Medieval writers would say I have a melancholic temperament. I’m not as easily hurt as I used to be but that tendency is still there. I live inside my head a lot of the time and I have an intense need for solitude. It’s hard to have solitude in a single-wide trailer.
There are those who would say, “Suzanna, don’t you stay at home most days? Doesn’t your husband work? Don’t you have solitude then?”
Yes and no. I have solitude in that I am alone. However, before we moved, I didn’t have solitude in a space I could consider mine. There was always something of the Husband close at hand and there were constant reminders that there was no space that was truly mine*. I came to feel as if I was suffocating.
That was when I took my Pawleys Island trip. I needed to go off, be by myself, and be in a room that, other than the furniture, contained only my things.

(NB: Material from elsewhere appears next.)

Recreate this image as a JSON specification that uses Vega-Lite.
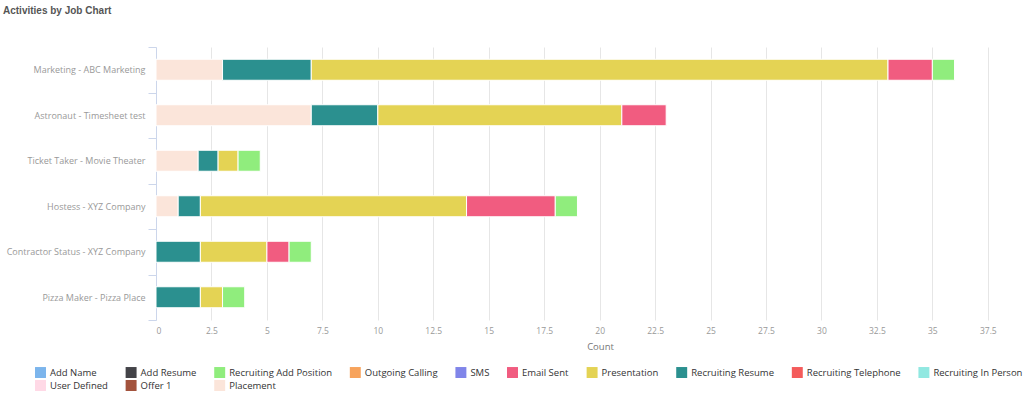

When I got back, The Husband and I talked things out. We agreed that it was essential that we find a bigger home, somewhere I could have an office. A room where The Husband could only enter by direct invitation.
Perhaps this sounds a little extreme. Perhaps this sounds as if I’m being unreasonable. But I don’t think so. Everyone deserves a place of their own. They deserve a place where they can feel like themselves and where they can express themselves in safety.
I love my husband. If he were to not come home this evening, it would be the most devastating thing in my life. It would be a pain that would eclipse the sun. However, I cannot write if I am surrounded by someone else. If everywhere I look, I see someone else. I cannot write, I cannot create, if I feel as if I’m being smothered by someone else’s life.
As I type this out, I am sitting in a small room. From behind my right shoulder, sunlight pours through a window. The walls are covered in a fresh coat of pale lavender called “Hazy Purple”. A bookcase to my left holds a few personal items I’ve unpacked and a burning scented candle**. On my desk, to the right of my laptop, my black kitten Ignatius snoozes in his pink cat bed. A fabric covered cork board awaits quotes and ideas to stud it and the rest of the walls beg for color and art and interest. In the days to come, I will fill them.
This is a room of my own. This is a place where I can create. And I am content. I can revel in the joy of solitude.
*The Husband has a lot of National Guard gear, which he stored in the same small room where I tried to work. And he developed the very distressing tendency of boxing up my things and moving them without telling me. He meant well. He was just trying to make space. But there’s nothing more jarring than looking for something right where you knew you left it and only finding someone else’s stuff.
**Yankee Candle’s “Greenhouse” fragrance. It reminds me of this little tunnel created by bushes that I loved to sit in as a child.